**Task instructions**. Return, without pictures, the lines from the start of the data through the one that contains "pw, ph = W - L - R, H - T - B".

**Recorded data**.
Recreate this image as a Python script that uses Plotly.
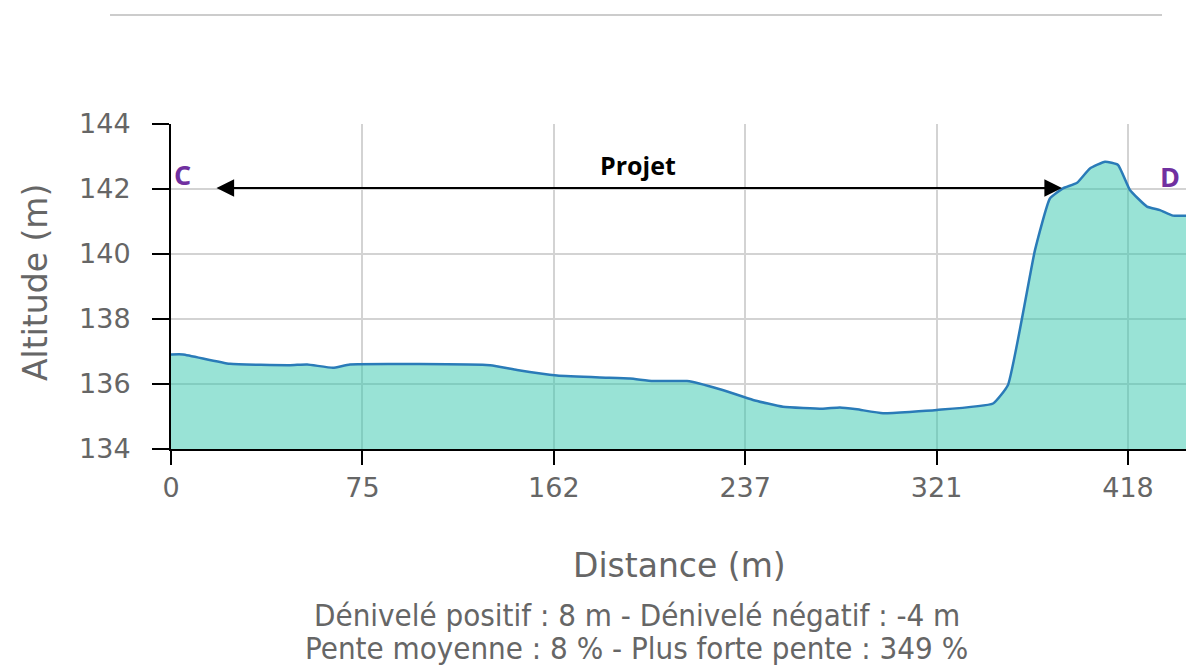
import plotly.graph_objects as go

# Profile samples: position along profile (sample index units), altitude (m)
profile_pos = [0, 0.63, 3.08, 6.22, 7.11, 8.46, 9.35, 16.67, 18.08, 20.17, 22.41, 23.98,
               25.18, 26.96, 28.68, 30.41, 31.97, 34.06, 34.95, 35.84, 37.20, 40.02,
               42.95, 43.73, 45.14, 45.92, 46.60, 47.34, 48.01, 48.80, 49.48, 50.10,
               50.99, 51.67, 52.35, 53.24]
altitude = [136.91, 136.91, 136.62, 136.58, 136.60, 136.50, 136.60, 136.58, 136.43, 136.26,
            136.20, 136.17, 136.09, 136.09, 135.84, 135.51, 135.30, 135.24, 135.28, 135.22,
            135.10, 135.20, 135.40, 135.97, 140.12, 141.71, 142.02, 142.19, 142.63, 142.84,
            142.74, 141.97, 141.46, 141.35, 141.18, 141.18]

# x ticks: evenly spaced sample positions labelled with cumulative distance
tick_pos = [0, 10, 20, 30, 40, 50]
tick_labels = ["0", "75", "162", "237", "321", "418"]
y_ticks = [134, 136, 138, 140, 142, 144]

# Annotation anchors
arrow_start, arrow_end, arrow_alt = 2.30, 46.55, 142.03

W, H = 1186, 667
L, R, T, B = 171, 0, 124, 218
pw, ph = W - L - R, H - T - B

fig = go.Figure()
fig.add_trace(go.Scatter(
    x=profile_pos, y=altitude, mode="lines",
    line=dict(color="#2a7bb8", width=2.5, shape="spline", smoothing=0.4),
    fill="tozeroy", fillcolor="rgba(51,199,173,0.5)",
    hoverinfo="skip", showlegend=False,
))

grid = "#d3d3d3"
font_axis = "DejaVu Sans"
fig.update_layout(
    width=W, height=H,
    margin=dict(l=L, r=R, t=T, b=B, pad=0),
    paper_bgcolor="white", plot_bgcolor="white",
    xaxis=dict(
        range=[0, pw / 19.14], tickvals=tick_pos, ticktext=tick_labels,
        showgrid=True, gridcolor=grid, gridwidth=2,
        showline=True, linecolor="black", linewidth=2,
        ticks="outside", ticklen=14, tickwidth=2, tickcolor="black",
        tickfont=dict(family=font_axis, size=27, color="#666666"),
        zeroline=False, fixedrange=True,
    ),
    yaxis=dict(
        range=[134, 144], tickvals=y_ticks,
        showgrid=True, gridcolor=grid, gridwidth=2,
        showline=True, linecolor="black", linewidth=2,
        ticks="outside", ticklen=17, tickwidth=2, tickcolor="black",
        tickfont=dict(family=font_axis, size=27, color="#666666"),
        ticklabelstandoff=16,
        zeroline=False, fixedrange=True,
    ),
)

def px_x(px):
    return (px - L) / pw

def px_y(py):
    return (H - B - py) / ph

cond = "DejaVu Sans Condensed, DejaVu Sans"
ann = [
    dict(text="Altitude (m)", xref="paper", yref="paper", x=px_x(35), y=px_y(283),
         textangle=-90, showarrow=False, xanchor="center", yanchor="middle",
         font=dict(family=font_axis, size=33, color="#666666")),
    dict(text="Distance (m)", xref="paper", yref="paper", x=px_x(679), y=px_y(565),
         showarrow=False, xanchor="center", yanchor="middle",
         font=dict(family=font_axis, size=33, color="#666666")),
    dict(text="Dénivelé positif : 8 m - Dénivelé négatif : -4 m", xref="paper", yref="paper",
         x=px_x(637), y=px_y(615), showarrow=False, xanchor="center", yanchor="middle",
         font=dict(family=cond, size=31, color="#666666")),
    dict(text="Pente moyenne : 8 % - Plus forte pente : 349 %", xref="paper", yref="paper",
         x=px_x(636), y=px_y(648), showarrow=False, xanchor="center", yanchor="middle",
         font=dict(family=cond, size=31, color="#666666")),
    dict(text="<b>Projet</b>", xref="paper", yref="paper", x=px_x(638), y=px_y(165),
         showarrow=False, xanchor="center", yanchor="middle",
         font=dict(family="Open Sans", size=25, color="black")),
    dict(text="<b>C</b>", xref="paper", yref="paper", x=px_x(182), y=px_y(174),
         showarrow=False, xanchor="center", yanchor="middle",
         font=dict(family="Open Sans", size=27, color="#7030a0")),
    dict(text="<b>D</b>", xref="paper", yref="paper", x=px_x(1170), y=px_y(176),
         showarrow=False, xanchor="center", yanchor="middle",
         font=dict(family="Open Sans", size=27, color="#7030a0")),
    dict(x=arrow_end, y=arrow_alt, ax=arrow_start, ay=arrow_alt,
         xref="x", yref="y", axref="x", ayref="y", text="",
         showarrow=True, arrowhead=2, startarrowhead=2, arrowside="end+start",
         arrowsize=1.6, startarrowsize=1.6, arrowwidth=2.2, arrowcolor="black"),
]
fig.update_layout(annotations=ann)

fig.add_shape(type="line", xref="paper", yref="paper",
              x0=px_x(110), x1=px_x(1162), y0=px_y(15), y1=px_y(15),
              line=dict(color="#cccccc", width=2))

fig.write_html("out.html", config={"displayModeBar": False},
               post_script="document.body.style.margin='0';document.body.style.overflow='hidden';")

**Complete answer**.
Recreate this image as a Python script that uses Plotly.
import plotly.graph_objects as go

# Profile samples: position along profile (sample index units), altitude (m)
profile_pos = [0, 0.63, 3.08, 6.22, 7.11, 8.46, 9.35, 16.67, 18.08, 20.17, 22.41, 23.98,
               25.18, 26.96, 28.68, 30.41, 31.97, 34.06, 34.95, 35.84, 37.20, 40.02,
               42.95, 43.73, 45.14, 45.92, 46.60, 47.34, 48.01, 48.80, 49.48, 50.10,
               50.99, 51.67, 52.35, 53.24]
altitude = [136.91, 136.91, 136.62, 136.58, 136.60, 136.50, 136.60, 136.58, 136.43, 136.26,
            136.20, 136.17, 136.09, 136.09, 135.84, 135.51, 135.30, 135.24, 135.28, 135.22,
            135.10, 135.20, 135.40, 135.97, 140.12, 141.71, 142.02, 142.19, 142.63, 142.84,
            142.74, 141.97, 141.46, 141.35, 141.18, 141.18]

# x ticks: evenly spaced sample positions labelled with cumulative distance
tick_pos = [0, 10, 20, 30, 40, 50]
tick_labels = ["0", "75", "162", "237", "321", "418"]
y_ticks = [134, 136, 138, 140, 142, 144]

# Annotation anchors
arrow_start, arrow_end, arrow_alt = 2.30, 46.55, 142.03

W, H = 1186, 667
L, R, T, B = 171, 0, 124, 218
pw, ph = W - L - R, H - T - B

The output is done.